## Begin COLLECTED DATA

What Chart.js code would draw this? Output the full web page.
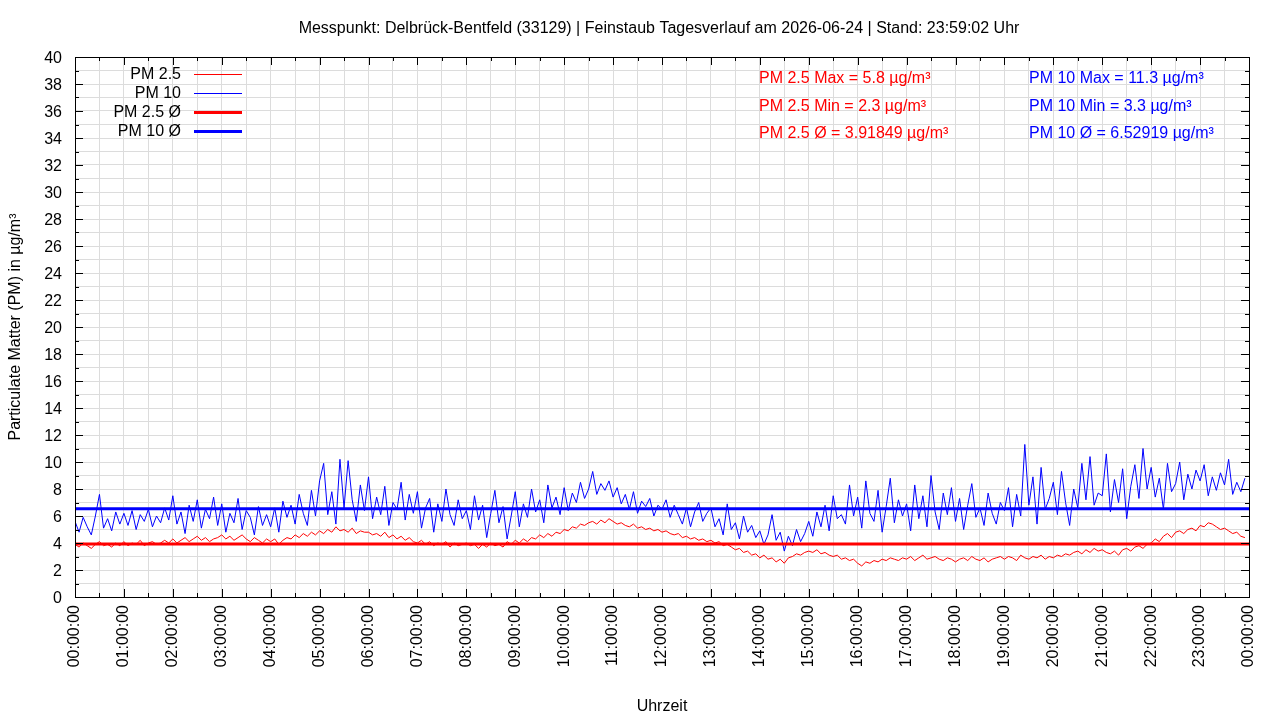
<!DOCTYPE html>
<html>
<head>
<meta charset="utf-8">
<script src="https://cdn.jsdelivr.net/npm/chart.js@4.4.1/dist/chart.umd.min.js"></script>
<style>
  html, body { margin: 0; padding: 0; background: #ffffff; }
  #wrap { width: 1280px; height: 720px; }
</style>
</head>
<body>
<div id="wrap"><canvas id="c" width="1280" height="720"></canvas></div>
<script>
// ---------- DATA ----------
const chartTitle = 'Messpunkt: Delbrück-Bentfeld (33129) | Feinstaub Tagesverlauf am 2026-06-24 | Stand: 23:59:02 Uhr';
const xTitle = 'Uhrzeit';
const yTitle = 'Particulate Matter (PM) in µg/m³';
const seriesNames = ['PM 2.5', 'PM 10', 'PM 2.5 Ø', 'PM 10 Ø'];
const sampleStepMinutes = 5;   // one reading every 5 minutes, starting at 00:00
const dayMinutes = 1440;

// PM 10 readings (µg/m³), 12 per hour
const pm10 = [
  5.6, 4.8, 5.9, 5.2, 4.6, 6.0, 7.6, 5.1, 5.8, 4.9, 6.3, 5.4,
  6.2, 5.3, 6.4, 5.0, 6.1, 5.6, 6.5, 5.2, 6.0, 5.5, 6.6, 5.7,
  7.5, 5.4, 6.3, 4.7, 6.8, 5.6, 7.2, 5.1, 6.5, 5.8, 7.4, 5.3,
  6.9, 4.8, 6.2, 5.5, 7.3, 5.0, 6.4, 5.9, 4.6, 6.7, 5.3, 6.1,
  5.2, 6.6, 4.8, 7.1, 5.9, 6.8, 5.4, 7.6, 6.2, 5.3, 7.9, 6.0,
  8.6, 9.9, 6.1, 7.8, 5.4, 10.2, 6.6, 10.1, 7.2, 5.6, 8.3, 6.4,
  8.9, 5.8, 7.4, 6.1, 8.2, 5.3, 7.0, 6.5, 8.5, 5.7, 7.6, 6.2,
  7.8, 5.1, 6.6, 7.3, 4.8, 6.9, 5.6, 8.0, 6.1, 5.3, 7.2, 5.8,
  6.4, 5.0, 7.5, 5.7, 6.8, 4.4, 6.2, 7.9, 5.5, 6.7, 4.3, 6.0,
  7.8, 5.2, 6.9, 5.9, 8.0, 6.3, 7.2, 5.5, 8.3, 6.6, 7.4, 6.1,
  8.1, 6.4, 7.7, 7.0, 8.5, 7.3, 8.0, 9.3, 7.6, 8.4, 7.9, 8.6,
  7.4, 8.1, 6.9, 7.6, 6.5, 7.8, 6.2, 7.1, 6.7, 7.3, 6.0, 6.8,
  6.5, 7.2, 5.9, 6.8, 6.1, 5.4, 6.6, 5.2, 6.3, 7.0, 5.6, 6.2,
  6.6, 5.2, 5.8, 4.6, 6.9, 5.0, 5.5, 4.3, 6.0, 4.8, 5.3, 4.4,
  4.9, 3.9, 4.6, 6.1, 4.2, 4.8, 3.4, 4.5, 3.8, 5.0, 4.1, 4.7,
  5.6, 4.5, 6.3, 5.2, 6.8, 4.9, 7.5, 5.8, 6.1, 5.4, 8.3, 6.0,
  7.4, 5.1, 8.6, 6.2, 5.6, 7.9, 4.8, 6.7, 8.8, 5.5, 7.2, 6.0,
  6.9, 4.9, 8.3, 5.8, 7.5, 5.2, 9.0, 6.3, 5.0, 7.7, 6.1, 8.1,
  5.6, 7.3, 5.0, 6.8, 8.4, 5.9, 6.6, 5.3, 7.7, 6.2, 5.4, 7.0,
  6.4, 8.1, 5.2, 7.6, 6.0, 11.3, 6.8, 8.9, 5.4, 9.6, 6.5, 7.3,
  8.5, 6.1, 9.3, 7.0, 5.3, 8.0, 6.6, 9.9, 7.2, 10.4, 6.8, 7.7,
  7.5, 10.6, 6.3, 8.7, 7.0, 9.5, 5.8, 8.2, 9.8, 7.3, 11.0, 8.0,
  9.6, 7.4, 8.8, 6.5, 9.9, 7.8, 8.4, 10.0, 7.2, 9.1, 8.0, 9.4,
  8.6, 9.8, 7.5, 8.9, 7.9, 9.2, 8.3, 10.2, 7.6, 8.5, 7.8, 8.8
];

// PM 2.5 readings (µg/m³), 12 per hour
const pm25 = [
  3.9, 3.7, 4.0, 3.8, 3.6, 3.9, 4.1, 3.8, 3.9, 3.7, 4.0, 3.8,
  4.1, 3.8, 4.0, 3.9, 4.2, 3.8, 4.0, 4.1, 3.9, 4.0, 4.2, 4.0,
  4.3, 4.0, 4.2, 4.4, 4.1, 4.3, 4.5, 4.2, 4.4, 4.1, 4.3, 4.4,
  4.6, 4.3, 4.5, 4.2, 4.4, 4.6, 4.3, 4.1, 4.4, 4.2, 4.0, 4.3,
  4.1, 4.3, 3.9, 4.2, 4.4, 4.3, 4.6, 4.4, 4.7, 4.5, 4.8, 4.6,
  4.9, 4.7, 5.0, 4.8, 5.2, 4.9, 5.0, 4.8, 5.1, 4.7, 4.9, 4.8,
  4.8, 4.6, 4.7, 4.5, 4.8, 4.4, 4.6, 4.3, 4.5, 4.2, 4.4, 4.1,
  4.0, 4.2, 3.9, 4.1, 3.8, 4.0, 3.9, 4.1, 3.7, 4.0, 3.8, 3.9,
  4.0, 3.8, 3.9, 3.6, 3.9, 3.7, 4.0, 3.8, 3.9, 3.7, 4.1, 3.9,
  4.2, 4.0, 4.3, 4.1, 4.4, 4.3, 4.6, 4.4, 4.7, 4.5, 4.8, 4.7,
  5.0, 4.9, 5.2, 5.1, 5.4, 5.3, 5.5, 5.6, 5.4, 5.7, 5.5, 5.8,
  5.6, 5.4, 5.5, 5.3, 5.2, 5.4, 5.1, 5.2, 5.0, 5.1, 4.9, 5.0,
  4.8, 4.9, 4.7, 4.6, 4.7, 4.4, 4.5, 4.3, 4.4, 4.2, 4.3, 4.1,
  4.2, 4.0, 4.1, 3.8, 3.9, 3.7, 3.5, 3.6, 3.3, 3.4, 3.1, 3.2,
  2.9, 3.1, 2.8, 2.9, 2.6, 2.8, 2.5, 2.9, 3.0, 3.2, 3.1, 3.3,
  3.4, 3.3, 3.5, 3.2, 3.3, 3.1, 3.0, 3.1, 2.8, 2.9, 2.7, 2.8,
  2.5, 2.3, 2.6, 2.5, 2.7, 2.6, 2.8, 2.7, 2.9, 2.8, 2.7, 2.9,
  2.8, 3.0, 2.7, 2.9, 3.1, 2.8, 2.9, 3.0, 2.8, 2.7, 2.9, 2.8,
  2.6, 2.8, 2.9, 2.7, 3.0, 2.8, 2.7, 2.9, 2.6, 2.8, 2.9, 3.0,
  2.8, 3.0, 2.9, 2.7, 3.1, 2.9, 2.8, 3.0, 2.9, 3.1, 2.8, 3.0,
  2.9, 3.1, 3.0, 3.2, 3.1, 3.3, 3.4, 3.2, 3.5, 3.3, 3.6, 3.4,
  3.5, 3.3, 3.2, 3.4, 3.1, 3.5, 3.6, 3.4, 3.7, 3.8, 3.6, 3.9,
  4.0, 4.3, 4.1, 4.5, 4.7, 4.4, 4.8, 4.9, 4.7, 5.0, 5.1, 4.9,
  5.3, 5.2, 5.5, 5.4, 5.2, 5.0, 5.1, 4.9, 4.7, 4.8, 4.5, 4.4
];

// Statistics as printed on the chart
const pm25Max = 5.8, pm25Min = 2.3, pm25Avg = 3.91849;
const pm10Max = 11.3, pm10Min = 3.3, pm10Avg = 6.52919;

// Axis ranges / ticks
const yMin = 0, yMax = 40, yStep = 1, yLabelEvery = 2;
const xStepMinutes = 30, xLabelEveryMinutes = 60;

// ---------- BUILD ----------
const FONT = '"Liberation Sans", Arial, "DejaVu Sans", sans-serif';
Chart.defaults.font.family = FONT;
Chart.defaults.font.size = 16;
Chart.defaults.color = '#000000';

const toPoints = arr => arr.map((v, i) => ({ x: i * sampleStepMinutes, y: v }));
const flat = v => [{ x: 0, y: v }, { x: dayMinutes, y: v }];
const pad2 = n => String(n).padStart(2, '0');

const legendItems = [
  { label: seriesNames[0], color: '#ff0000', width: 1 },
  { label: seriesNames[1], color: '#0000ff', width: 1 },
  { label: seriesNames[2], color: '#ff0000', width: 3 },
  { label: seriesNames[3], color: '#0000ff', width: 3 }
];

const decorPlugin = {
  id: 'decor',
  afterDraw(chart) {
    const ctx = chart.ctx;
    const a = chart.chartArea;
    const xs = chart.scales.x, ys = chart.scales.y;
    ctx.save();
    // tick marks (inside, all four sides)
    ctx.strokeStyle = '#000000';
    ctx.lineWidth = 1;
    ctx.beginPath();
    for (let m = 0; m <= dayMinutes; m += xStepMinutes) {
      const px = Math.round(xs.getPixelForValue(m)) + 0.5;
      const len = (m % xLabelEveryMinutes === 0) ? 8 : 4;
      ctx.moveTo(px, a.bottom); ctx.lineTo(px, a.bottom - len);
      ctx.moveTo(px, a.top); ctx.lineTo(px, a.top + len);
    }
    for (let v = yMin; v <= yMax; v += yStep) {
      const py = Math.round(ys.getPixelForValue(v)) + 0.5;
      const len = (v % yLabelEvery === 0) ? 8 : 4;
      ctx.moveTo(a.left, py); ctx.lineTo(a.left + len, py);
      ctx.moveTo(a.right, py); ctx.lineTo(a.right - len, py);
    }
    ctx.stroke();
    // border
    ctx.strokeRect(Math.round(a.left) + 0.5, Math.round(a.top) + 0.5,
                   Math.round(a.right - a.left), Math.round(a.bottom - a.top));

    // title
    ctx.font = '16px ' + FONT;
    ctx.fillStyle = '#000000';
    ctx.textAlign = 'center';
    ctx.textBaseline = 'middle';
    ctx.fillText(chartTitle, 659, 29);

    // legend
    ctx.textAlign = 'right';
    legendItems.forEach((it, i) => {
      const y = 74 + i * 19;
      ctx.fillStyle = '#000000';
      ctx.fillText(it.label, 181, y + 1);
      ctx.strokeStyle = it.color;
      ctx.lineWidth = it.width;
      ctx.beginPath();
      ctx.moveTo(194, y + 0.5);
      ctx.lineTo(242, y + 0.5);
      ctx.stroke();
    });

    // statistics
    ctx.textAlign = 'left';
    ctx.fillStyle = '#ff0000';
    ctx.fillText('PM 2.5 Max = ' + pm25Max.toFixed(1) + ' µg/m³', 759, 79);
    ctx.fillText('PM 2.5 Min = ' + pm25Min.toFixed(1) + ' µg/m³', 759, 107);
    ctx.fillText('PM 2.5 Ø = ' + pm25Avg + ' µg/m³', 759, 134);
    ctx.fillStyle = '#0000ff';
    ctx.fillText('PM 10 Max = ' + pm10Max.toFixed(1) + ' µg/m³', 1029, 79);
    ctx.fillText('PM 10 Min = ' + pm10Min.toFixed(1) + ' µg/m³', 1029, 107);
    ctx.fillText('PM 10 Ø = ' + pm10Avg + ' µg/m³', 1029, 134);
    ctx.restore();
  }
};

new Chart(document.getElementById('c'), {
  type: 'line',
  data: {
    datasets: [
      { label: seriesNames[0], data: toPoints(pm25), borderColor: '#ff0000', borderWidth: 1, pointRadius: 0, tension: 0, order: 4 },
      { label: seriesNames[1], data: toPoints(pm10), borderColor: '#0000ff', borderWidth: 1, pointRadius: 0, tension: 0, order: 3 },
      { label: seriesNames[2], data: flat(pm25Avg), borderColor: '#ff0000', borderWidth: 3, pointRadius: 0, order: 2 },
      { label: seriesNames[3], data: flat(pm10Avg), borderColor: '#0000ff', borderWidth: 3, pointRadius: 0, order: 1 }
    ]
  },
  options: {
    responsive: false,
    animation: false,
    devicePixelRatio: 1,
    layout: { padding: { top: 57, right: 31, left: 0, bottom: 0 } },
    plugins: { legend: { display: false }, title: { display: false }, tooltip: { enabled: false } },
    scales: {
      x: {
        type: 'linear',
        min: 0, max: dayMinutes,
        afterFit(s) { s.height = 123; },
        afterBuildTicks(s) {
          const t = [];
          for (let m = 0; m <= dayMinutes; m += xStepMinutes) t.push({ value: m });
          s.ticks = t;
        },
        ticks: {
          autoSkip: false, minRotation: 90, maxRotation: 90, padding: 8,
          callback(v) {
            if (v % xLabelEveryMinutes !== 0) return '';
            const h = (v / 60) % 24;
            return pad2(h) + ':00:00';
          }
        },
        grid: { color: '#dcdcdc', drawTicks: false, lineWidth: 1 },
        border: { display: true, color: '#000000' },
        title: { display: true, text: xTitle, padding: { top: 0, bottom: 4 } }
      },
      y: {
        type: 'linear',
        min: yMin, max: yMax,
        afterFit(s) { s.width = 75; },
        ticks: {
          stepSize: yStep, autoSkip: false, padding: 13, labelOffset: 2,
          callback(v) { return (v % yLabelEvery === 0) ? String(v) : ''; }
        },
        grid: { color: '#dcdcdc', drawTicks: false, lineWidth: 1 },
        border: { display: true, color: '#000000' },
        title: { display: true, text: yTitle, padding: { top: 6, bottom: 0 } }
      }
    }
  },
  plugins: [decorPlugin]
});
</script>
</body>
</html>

## End COLLECTED DATA

■ EXERCISE AIM: Transcribe the opening line of the listing above, please, and every line after it through the line with "const dayMinutes = 1440;", word for word, without pictures.

■ SOLUTION FOR THIS EXERCISE:
What Chart.js code would draw this? Output the full web page.
<!DOCTYPE html>
<html>
<head>
<meta charset="utf-8">
<script src="https://cdn.jsdelivr.net/npm/chart.js@4.4.1/dist/chart.umd.min.js"></script>
<style>
  html, body { margin: 0; padding: 0; background: #ffffff; }
  #wrap { width: 1280px; height: 720px; }
</style>
</head>
<body>
<div id="wrap"><canvas id="c" width="1280" height="720"></canvas></div>
<script>
// ---------- DATA ----------
const chartTitle = 'Messpunkt: Delbrück-Bentfeld (33129) | Feinstaub Tagesverlauf am 2026-06-24 | Stand: 23:59:02 Uhr';
const xTitle = 'Uhrzeit';
const yTitle = 'Particulate Matter (PM) in µg/m³';
const seriesNames = ['PM 2.5', 'PM 10', 'PM 2.5 Ø', 'PM 10 Ø'];
const sampleStepMinutes = 5;   // one reading every 5 minutes, starting at 00:00
const dayMinutes = 1440;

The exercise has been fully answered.